[EXERCISE REQUIREMENTS] Copy out, with no alterations, the lines below running from the one containing "Write a Python" to the one containing "blue = '#4a82c6'", inclusive at each end; pictures are omitted.

[SUPPLIED MATERIAL]
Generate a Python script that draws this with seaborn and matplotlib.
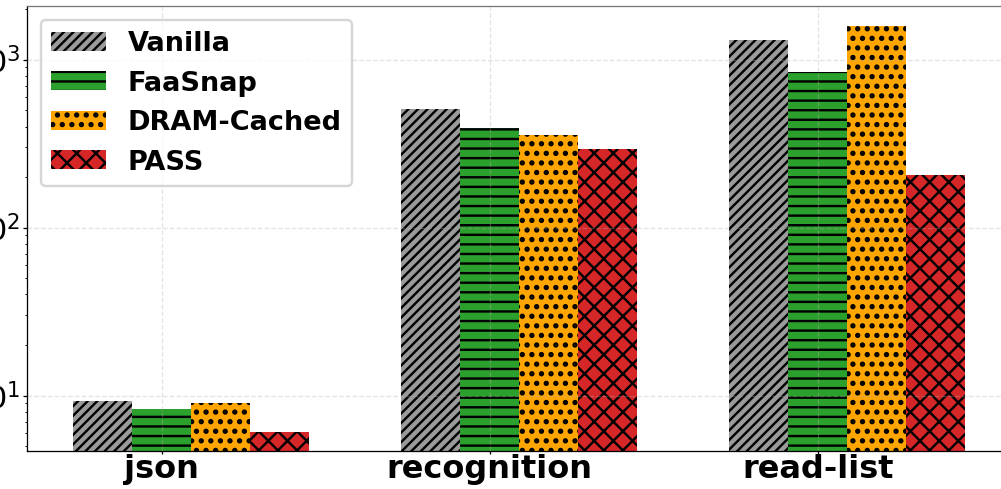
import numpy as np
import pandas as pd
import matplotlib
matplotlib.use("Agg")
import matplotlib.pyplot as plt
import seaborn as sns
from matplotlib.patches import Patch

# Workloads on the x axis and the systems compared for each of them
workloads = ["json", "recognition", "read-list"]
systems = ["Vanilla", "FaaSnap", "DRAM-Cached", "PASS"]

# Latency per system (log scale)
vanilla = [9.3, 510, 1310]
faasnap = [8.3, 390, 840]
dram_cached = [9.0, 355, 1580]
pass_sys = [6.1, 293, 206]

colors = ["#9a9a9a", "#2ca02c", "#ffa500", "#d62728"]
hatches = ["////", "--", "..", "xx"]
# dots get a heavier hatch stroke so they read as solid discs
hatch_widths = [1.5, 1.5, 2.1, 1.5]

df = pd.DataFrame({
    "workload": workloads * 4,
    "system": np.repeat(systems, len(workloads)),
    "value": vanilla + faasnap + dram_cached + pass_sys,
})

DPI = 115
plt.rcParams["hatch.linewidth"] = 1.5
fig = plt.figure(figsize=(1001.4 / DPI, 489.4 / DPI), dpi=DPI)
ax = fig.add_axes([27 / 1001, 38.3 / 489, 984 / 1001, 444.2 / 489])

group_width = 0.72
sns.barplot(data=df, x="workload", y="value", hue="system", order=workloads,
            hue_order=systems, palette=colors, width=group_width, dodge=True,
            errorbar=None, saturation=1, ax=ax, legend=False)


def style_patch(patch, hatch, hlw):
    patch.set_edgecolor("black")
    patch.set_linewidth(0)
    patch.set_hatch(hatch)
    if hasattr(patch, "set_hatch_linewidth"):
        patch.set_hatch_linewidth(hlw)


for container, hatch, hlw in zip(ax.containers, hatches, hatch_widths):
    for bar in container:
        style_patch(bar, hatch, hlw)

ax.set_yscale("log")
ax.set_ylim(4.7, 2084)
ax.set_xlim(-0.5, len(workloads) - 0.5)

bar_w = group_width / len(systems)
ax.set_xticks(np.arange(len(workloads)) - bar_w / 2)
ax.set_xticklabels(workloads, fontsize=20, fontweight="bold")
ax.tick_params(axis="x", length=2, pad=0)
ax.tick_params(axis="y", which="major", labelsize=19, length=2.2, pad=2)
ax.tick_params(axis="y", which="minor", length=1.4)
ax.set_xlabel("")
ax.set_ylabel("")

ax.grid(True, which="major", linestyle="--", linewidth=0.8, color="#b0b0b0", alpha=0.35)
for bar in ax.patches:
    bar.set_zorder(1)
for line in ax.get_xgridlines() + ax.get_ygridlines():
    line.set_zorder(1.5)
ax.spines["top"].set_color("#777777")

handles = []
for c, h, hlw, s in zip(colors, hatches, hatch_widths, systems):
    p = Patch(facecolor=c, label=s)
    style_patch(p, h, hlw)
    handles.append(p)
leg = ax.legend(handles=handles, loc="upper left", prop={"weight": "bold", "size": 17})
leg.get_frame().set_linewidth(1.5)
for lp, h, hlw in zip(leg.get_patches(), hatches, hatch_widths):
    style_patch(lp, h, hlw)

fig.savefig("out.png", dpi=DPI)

* * *

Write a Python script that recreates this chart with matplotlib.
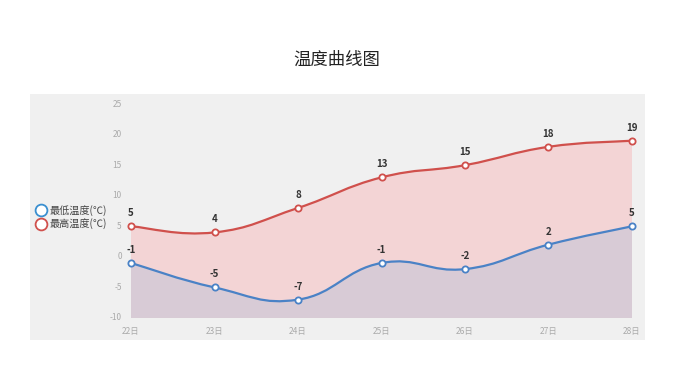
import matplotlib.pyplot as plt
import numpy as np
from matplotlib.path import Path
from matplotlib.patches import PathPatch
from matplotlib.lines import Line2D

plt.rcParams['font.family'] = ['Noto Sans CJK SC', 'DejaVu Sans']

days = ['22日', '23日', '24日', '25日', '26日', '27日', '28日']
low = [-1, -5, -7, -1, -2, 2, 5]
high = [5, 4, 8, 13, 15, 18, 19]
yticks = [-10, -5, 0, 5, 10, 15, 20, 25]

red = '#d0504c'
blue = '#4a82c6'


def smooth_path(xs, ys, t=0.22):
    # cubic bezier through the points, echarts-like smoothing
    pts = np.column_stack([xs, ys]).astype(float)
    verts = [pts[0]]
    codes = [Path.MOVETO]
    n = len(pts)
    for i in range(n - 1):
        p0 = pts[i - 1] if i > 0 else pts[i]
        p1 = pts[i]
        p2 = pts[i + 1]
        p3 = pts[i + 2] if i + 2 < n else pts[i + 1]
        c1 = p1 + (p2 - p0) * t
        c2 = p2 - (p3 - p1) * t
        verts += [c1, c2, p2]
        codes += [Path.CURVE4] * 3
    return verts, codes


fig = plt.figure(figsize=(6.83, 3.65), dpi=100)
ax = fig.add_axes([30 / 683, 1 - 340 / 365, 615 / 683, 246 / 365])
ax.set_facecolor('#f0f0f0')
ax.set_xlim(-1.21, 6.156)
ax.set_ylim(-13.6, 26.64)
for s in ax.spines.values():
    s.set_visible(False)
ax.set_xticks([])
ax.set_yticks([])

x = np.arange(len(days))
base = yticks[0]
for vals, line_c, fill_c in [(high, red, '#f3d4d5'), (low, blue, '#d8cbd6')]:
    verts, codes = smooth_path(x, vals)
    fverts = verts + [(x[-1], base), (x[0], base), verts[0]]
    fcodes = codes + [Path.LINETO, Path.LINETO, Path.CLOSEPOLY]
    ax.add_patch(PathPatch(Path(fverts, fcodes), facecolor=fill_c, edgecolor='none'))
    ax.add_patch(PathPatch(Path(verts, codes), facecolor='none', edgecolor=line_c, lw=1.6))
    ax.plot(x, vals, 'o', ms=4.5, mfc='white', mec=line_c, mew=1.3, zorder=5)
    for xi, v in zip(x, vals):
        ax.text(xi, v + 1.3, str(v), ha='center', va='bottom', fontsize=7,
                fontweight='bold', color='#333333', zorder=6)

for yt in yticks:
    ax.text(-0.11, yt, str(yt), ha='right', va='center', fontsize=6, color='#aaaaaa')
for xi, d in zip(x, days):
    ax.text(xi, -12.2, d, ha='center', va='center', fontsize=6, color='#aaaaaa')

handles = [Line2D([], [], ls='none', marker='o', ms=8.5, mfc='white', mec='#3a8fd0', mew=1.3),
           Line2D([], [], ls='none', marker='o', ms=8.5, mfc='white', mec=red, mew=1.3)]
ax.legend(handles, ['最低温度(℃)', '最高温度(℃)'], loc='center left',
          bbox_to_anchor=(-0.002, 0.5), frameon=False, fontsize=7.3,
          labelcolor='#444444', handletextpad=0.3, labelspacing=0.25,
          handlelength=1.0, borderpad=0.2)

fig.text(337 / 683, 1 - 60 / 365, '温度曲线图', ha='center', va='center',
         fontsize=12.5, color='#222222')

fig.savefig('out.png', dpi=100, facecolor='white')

[COMPLETE ANSWER]
Write a Python script that recreates this chart with matplotlib.
import matplotlib.pyplot as plt
import numpy as np
from matplotlib.path import Path
from matplotlib.patches import PathPatch
from matplotlib.lines import Line2D

plt.rcParams['font.family'] = ['Noto Sans CJK SC', 'DejaVu Sans']

days = ['22日', '23日', '24日', '25日', '26日', '27日', '28日']
low = [-1, -5, -7, -1, -2, 2, 5]
high = [5, 4, 8, 13, 15, 18, 19]
yticks = [-10, -5, 0, 5, 10, 15, 20, 25]

red = '#d0504c'
blue = '#4a82c6'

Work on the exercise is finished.